**GIVEN REQUEST:**
Each line containing the word "this" should be found and copied.

** begin INFORMATION SUPPLIED **

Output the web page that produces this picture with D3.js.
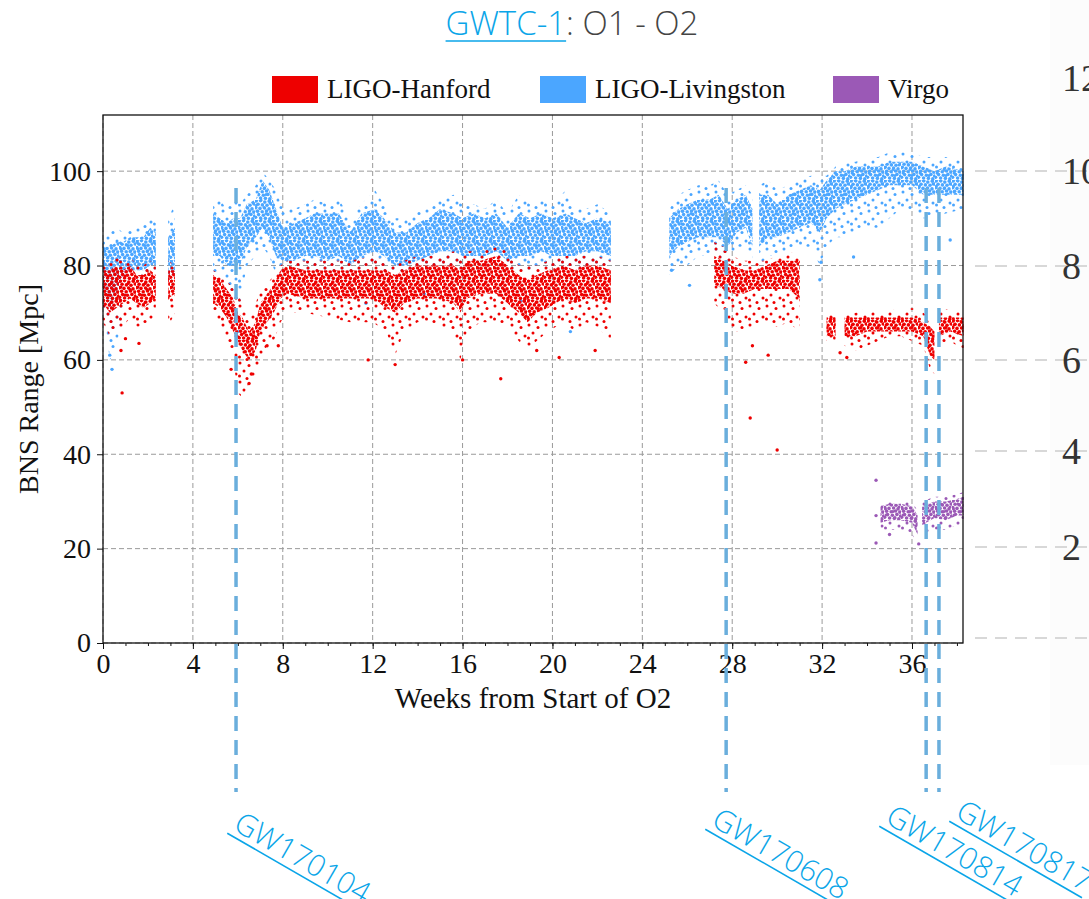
<!DOCTYPE html>
<html>
<head>
<meta charset="utf-8">
<script src="https://cdnjs.cloudflare.com/ajax/libs/d3/7.8.5/d3.min.js"></script>
<style>
body { margin:0; background:#fff; }
svg { display:block; }
</style>
</head>
<body>
<script>
// samples: [week, sparseLow, coreLow, coreHigh, sparseHigh]  (Mpc)
var hanfordSegments = [
  [[0.0,68,72,79,80],[0.3,65,70,79,81],[0.6,66,71,80,82],[0.9,67,72,79,81],[1.2,69,73,80,82],
   [1.5,67,72,78,80],[1.8,67,71,78,80],[2.1,68,72,79,81],[2.35,70,73,78,80]],
  [[2.9,67,73,79,81],[3.2,70,74,79,80]],
  [[4.9,70,72,78,79],[5.2,68,71,77,78],[5.5,64,69,75,77],[5.8,60,66,73,75],[6.0,53,64,70,74],
   [6.2,52,62,69,72],[6.5,55,60,66,70],[6.8,57,62,68,72],[7.0,60,66,72,75],[7.3,63,68,74,76],
   [7.6,64,70,76,78],[7.9,68,73,79,80],[8.2,70,74,80,81],[9.0,70,73,79,81],[10.0,69,73,79,81],
   [11.0,68,73,79,81],[12.0,68,73,79,82],[12.6,66,71,79,81],[13.0,61,70,78,80],[13.4,66,72,79,81],
   [14.0,68,73,80,82],[14.5,68,73,80,82],[15.0,67,73,80,82],[15.6,66,72,80,83],[15.9,60,70,79,82],
   [16.2,66,73,81,83],[16.8,68,74,81,83],[17.5,68,74,82,84],[18.0,67,72,80,83],[18.5,64,70,78,80],
   [18.9,62,68,77,80],[19.3,64,70,78,80],[19.8,66,71,79,81],[20.5,68,73,80,82],[21.0,66,72,79,82],
   [21.5,68,73,80,82],[22.0,67,73,80,82],[22.6,64,72,79,81]],
  [[27.2,72,76,82,85],[27.6,70,75,81,84],[28.0,66,74,80,82],[28.5,66,74,79,81],[29.0,67,75,79,81],
   [29.5,68,75,80,81],[30.0,67,75,81,82],[30.5,68,75,81,83],[31.0,66,73,81,82]],
  [[32.2,64,65,69,70],[32.6,64,65,69,70]],
  [[33.0,63,65,69,70],[33.5,62,65,69,70],[34.0,63,66,69,71],[34.5,64,66,69,70],[35.0,65,66,69,71],
   [35.5,65,66,69,70],[36.0,64,66,69,71],[36.5,63,65,68,70],[36.8,58,61,67,69],[37.0,57,60,66,68]],
  [[37.2,63,65,69,70],[37.7,64,66,69,71],[38.3,62,65,69,70]]
];
var hanfordOutliers = [[0.85,53],[0.8,62],[1.0,64.5],[1.6,63.5],[5.7,58],[6.6,57],[6.5,55],[7.3,63],
  [7.8,63],[13.0,59],[11.8,60],[16.0,60],[17.7,56],[19.3,62],[20.3,60.5],[21.9,62],[28.8,47.7],
  [30.0,40.9],[28.9,63],[29.6,61],[28.6,59.5],[33.1,60.5],[32.8,61.5]];

var livingstonSegments = [
  [[0.0,72,76,84,86],[0.3,60,70,84,87],[0.6,62,74,85,88],[0.9,72,78,85,87],[1.2,74,79,86,88],
   [1.5,74,79,86,88],[1.8,74,79,86,89],[2.1,75,80,88,90],[2.35,76,80,87,89]],
  [[2.9,74,78,86,90],[3.2,74,78,88,93]],
  [[4.9,78,82,91,93],[5.2,78,82,90,94],[5.5,76,80,89,92],[5.8,70,80,90,94],[6.1,72,80,90,93],
   [6.4,80,84,93,95],[6.8,82,86,94,97],[7.1,84,88,98,100],[7.4,82,86,96,98],[7.7,78,82,92,96],
   [8.0,78,81,88,92],[8.5,78,81,89,92],[9.0,79,82,90,93],[9.4,79,82,91,94],[10.0,78,81,91,93],
   [10.5,79,82,91,94],[11.0,78,80,87,90],[11.5,79,82,91,93],[12.1,80,83,92,96],[12.5,79,82,90,93],
   [13.0,78,80,87,90],[13.5,77,80,87,90],[14.0,78,81,89,92],[14.5,79,82,90,92],[15.0,80,83,92,94],
   [15.6,80,83,91,95],[16.0,79,82,90,93],[16.5,79,82,91,93],[17.0,79,82,90,92],[17.5,80,83,91,94],
   [18.0,79,81,88,91],[18.5,79,82,91,95],[19.0,79,82,90,93],[19.5,80,83,91,94],[20.0,79,82,90,93],
   [20.6,79,82,91,96],[21.0,79,82,90,92],[21.5,80,83,89,92],[22.0,80,83,90,93],[22.6,80,82,89,91]],
  [[25.2,78,82,90,92],[25.6,80,84,92,95],[26.0,80,85,93,96],[26.5,82,86,94,97],[27.0,82,86,94,97],
   [27.4,82,86,95,98],[27.8,80,84,92,95],[28.2,84,87,94,96],[28.6,84,88,95,97],[28.9,80,84,92,95]],
  [[29.2,80,84,95,97],[29.6,82,86,95,98],[30.0,82,86,93,96],[30.5,83,87,95,97],[31.0,84,88,96,98],
   [31.5,84,89,97,99],[31.9,80,87,96,99],[32.2,84,90,98,99],[32.6,86,92,100,101],[33.0,86,93,100,102],
   [33.5,87,94,101,102],[34.0,88,95,101,103],[34.5,88,96,101,103],[35.0,90,97,102,104],
   [35.5,92,97,102,104],[36.0,92,97,102,104],[36.5,90,95,101,103],[37.0,90,95,100,103],
   [37.5,91,95,101,103],[38.3,92,95,100,102]]
];
var livingstonOutliers = [[0.4,58],[0.3,61],[25.3,79],[26.1,75.8],[31.95,80.7],[31.9,77],[33.4,81.8],
  [37.7,85.4],[14.3,74],[18.6,72.5],[20.8,66],[11.7,72],[6.0,66]];

var virgoSegments = [
  [[34.6,24,25.5,29,30],[35.0,24,26,29.5,30],[35.5,24,26,29.5,30.5],[36.0,23,25.5,29,30],[36.25,21,23,27,28]],
  [[36.45,23,25,29,30],[37.0,24,26.5,30,31],[37.5,24,26,30,31],[38.0,25,27,30.5,31.5],[38.3,25,27,31,32]]
];
var virgoOutliers = [[34.4,34.5],[34.4,27],[34.4,21.2],[35.0,23],[36.3,21],[37.2,24.5]];

var seriesNames = ["LIGO-Hanford", "LIGO-Livingston", "Virgo"];
var seriesColors = ["#ee0000", "#4ba6ff", "#9b59b6"];

var events = ["GW170104", "GW170608", "GW170814", "GW170817"];
var eventWeeks = [5.92, 27.73, 36.63, 37.2];

var xTicks = [0, 4, 8, 12, 16, 20, 24, 28, 32, 36];
var yTicks = [0, 20, 40, 60, 80, 100];
var bgTickLabels = ["12", "10", "8", "6", "4", "2"];
var bgTickY = [78, 171, 266, 360, 451, 547, 638];

var W = 1089, H = 899;
var svg = d3.select("body").append("svg").attr("width", W).attr("height", H);
var defs = svg.append("defs");

// scatter texture (irregular dot tiles)
var denseDots = [[1.2,1.0],[5.5,0.6],[9.8,2.1],[14.3,1.2],[3.1,4.2],[7.4,4.9],[12.0,5.3],[16.2,4.0],
  [0.8,7.6],[5.0,8.4],[9.6,8.0],[14.0,8.9],[2.6,11.3],[7.2,11.8],[11.5,11.0],[15.8,12.1],
  [3.6,14.6],[8.4,15.2],[12.9,14.4],[16.6,16.0],[0.6,17.2],[5.6,18.0],[10.4,18.3],[14.8,18.9]];
var sparseDots = [[2,2],[11,4.5],[6,10],[15,13],[9,17.5],[1.5,15]];
function makePattern(id, color, w, h, dots, r) {
  var p = defs.append("pattern").attr("id", id).attr("patternUnits", "userSpaceOnUse")
    .attr("width", w).attr("height", h);
  p.selectAll("circle").data(dots).enter().append("circle")
    .attr("cx", function(d){ return d[0]; }).attr("cy", function(d){ return d[1]; })
    .attr("r", r).attr("fill", color);
}
seriesColors.forEach(function(c, i){
  makePattern("dense" + i, c, 17, 20, denseDots, 1.8);
  makePattern("sparse" + i, c, 17, 19, sparseDots, 1.5);
});

// background of the neighbouring slide chart
svg.append("rect").attr("x", 1050).attr("y", 0).attr("width", 39).attr("height", 765).attr("fill", "#fcfcfc");
svg.selectAll(".bgline").data(bgTickY.slice(1)).enter().append("line")
  .attr("x1", 975).attr("x2", W).attr("y1", function(d){ return d; }).attr("y2", function(d){ return d; })
  .attr("stroke", "#d8d8d8").attr("stroke-width", 2).attr("stroke-dasharray", "12,8");
svg.selectAll(".bglab").data(bgTickLabels).enter().append("text")
  .attr("x", 1062).attr("y", function(d, i){ return bgTickY[i] + 13; })
  .attr("font-family", "Liberation Serif, serif").attr("font-size", 38).attr("fill", "#333")
  .text(function(d){ return d; });

var x = d3.scaleLinear().domain([0, 38.27]).range([103, 963]);
var y = d3.scaleLinear().domain([0, 111.9]).range([643, 115]);

// grid
var grid = svg.append("g").attr("stroke", "#9a9a9a").attr("stroke-width", 1).attr("stroke-dasharray", "5,3");
grid.selectAll(".gx").data(xTicks).enter().append("line")
  .attr("x1", function(d){ return x(d); }).attr("x2", function(d){ return x(d); })
  .attr("y1", y.range()[1]).attr("y2", y.range()[0]);
grid.selectAll(".gy").data(yTicks).enter().append("line")
  .attr("y1", function(d){ return y(d); }).attr("y2", function(d){ return y(d); })
  .attr("x1", x.range()[0]).attr("x2", x.range()[1]);

var plot = svg.append("g");
function drawSeries(segs, outliers, i) {
  var g = plot.append("g");
  var spread = d3.area().x(function(d){ return x(d[0]); }).y0(function(d){ return y(d[1]); }).y1(function(d){ return y(d[4]); });
  var core = d3.area().x(function(d){ return x(d[0]); }).y0(function(d){ return y(d[2]); }).y1(function(d){ return y(d[3]); });
  g.selectAll(".spread").data(segs).enter().append("path").attr("d", spread).attr("fill", "url(#sparse" + i + ")");
  g.selectAll(".core").data(segs).enter().append("path").attr("d", core).attr("fill", "url(#dense" + i + ")");
  g.selectAll(".out").data(outliers).enter().append("circle")
    .attr("cx", function(d){ return x(d[0]); }).attr("cy", function(d){ return y(d[1]); })
    .attr("r", 1.7).attr("fill", seriesColors[i]);
}
drawSeries(livingstonSegments, livingstonOutliers, 1);
drawSeries(hanfordSegments, hanfordOutliers, 0);
drawSeries(virgoSegments, virgoOutliers, 2);

// frame
svg.append("rect").attr("x", 103).attr("y", 115).attr("width", 860).attr("height", 528)
  .attr("fill", "none").attr("stroke", "#111").attr("stroke-width", 1.3);

// axes
var serif = "Liberation Serif, Times New Roman, serif";
var xAxis = svg.append("g").attr("transform", "translate(0,643)")
  .call(d3.axisBottom(x).tickValues(xTicks).tickSize(6).tickPadding(4).tickFormat(d3.format("d")));
svg.append("g").attr("transform", "translate(0,643)")
  .call(d3.axisBottom(x).tickValues(d3.range(0, 39)).tickSize(3).tickFormat(""))
  .select(".domain").remove();
var yAxis = svg.append("g").attr("transform", "translate(103,0)")
  .call(d3.axisLeft(y).tickValues(yTicks).tickSize(6).tickPadding(6));
[xAxis, yAxis].forEach(function(a){
  a.select(".domain").remove();
  a.selectAll("text").attr("font-family", serif).attr("font-size", 28).attr("fill", "#111");
});
svg.selectAll(".tick line").attr("stroke", "#111");

svg.append("text").attr("x", 533).attr("y", 708).attr("text-anchor", "middle")
  .attr("font-family", serif).attr("font-size", 29).attr("fill", "#111").text("Weeks from Start of O2");
svg.append("text").attr("transform", "translate(38,389) rotate(-90)").attr("text-anchor", "middle")
  .attr("font-family", serif).attr("font-size", 28).attr("fill", "#111").text("BNS Range [Mpc]");

// legend
var legendX = [272, 540, 833];
var leg = svg.append("g").selectAll("g").data(seriesNames).enter().append("g")
  .attr("transform", function(d, i){ return "translate(" + legendX[i] + ",76)"; });
leg.append("rect").attr("width", 46).attr("height", 27).attr("fill", function(d, i){ return seriesColors[i]; });
leg.append("text").attr("x", 55).attr("y", 22).attr("font-family", serif).attr("font-size", 27)
  .attr("fill", "#111").text(function(d){ return d; });

// title
var linkColor = "#0aa5e8";
var sans = "Open Sans, Noto Sans, sans-serif";
var title = svg.append("text").attr("x", 572).attr("y", 35).attr("text-anchor", "middle")
  .attr("font-family", sans).attr("font-size", 33).attr("font-weight", 300);
title.append("tspan").attr("fill", linkColor).text("GWTC-1");
title.append("tspan").attr("fill", "#444").text(": O1 - O2");
var tb = title.node().getBBox();
var linkW = title.node().getSubStringLength(0, 6);
svg.append("line").attr("x1", tb.x).attr("x2", tb.x + linkW).attr("y1", 41).attr("y2", 41)
  .attr("stroke", linkColor).attr("stroke-width", 1.6);

// event markers
svg.append("g").selectAll("line").data(eventWeeks).enter().append("line")
  .attr("x1", function(d){ return x(d); }).attr("x2", function(d){ return x(d); })
  .attr("y1", 188).attr("y2", 792)
  .attr("stroke", "#6aaedc").attr("stroke-width", 3.5).attr("stroke-dasharray", "15,9");

var labelPos = [[232, 829], [710, 825], [884, 822], [954, 817]];
var ev = svg.append("g").selectAll("g").data(events).enter().append("g")
  .attr("transform", function(d, i){ return "translate(" + labelPos[i][0] + "," + labelPos[i][1] + ") rotate(30)"; });
ev.append("text").attr("font-family", sans).attr("font-size", 30).attr("font-weight", 300)
  .attr("fill", linkColor).text(function(d){ return d; });
ev.each(function(){
  var g = d3.select(this);
  var len = g.select("text").node().getComputedTextLength();
  g.append("line").attr("x1", -2).attr("x2", len).attr("y1", 6).attr("y2", 6)
    .attr("stroke", linkColor).attr("stroke-width", 1.6);
});
</script>
</body>
</html>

** end INFORMATION SUPPLIED **

**SOLUTION:**
Output the web page that produces this picture with D3.js.
  var g = d3.select(this);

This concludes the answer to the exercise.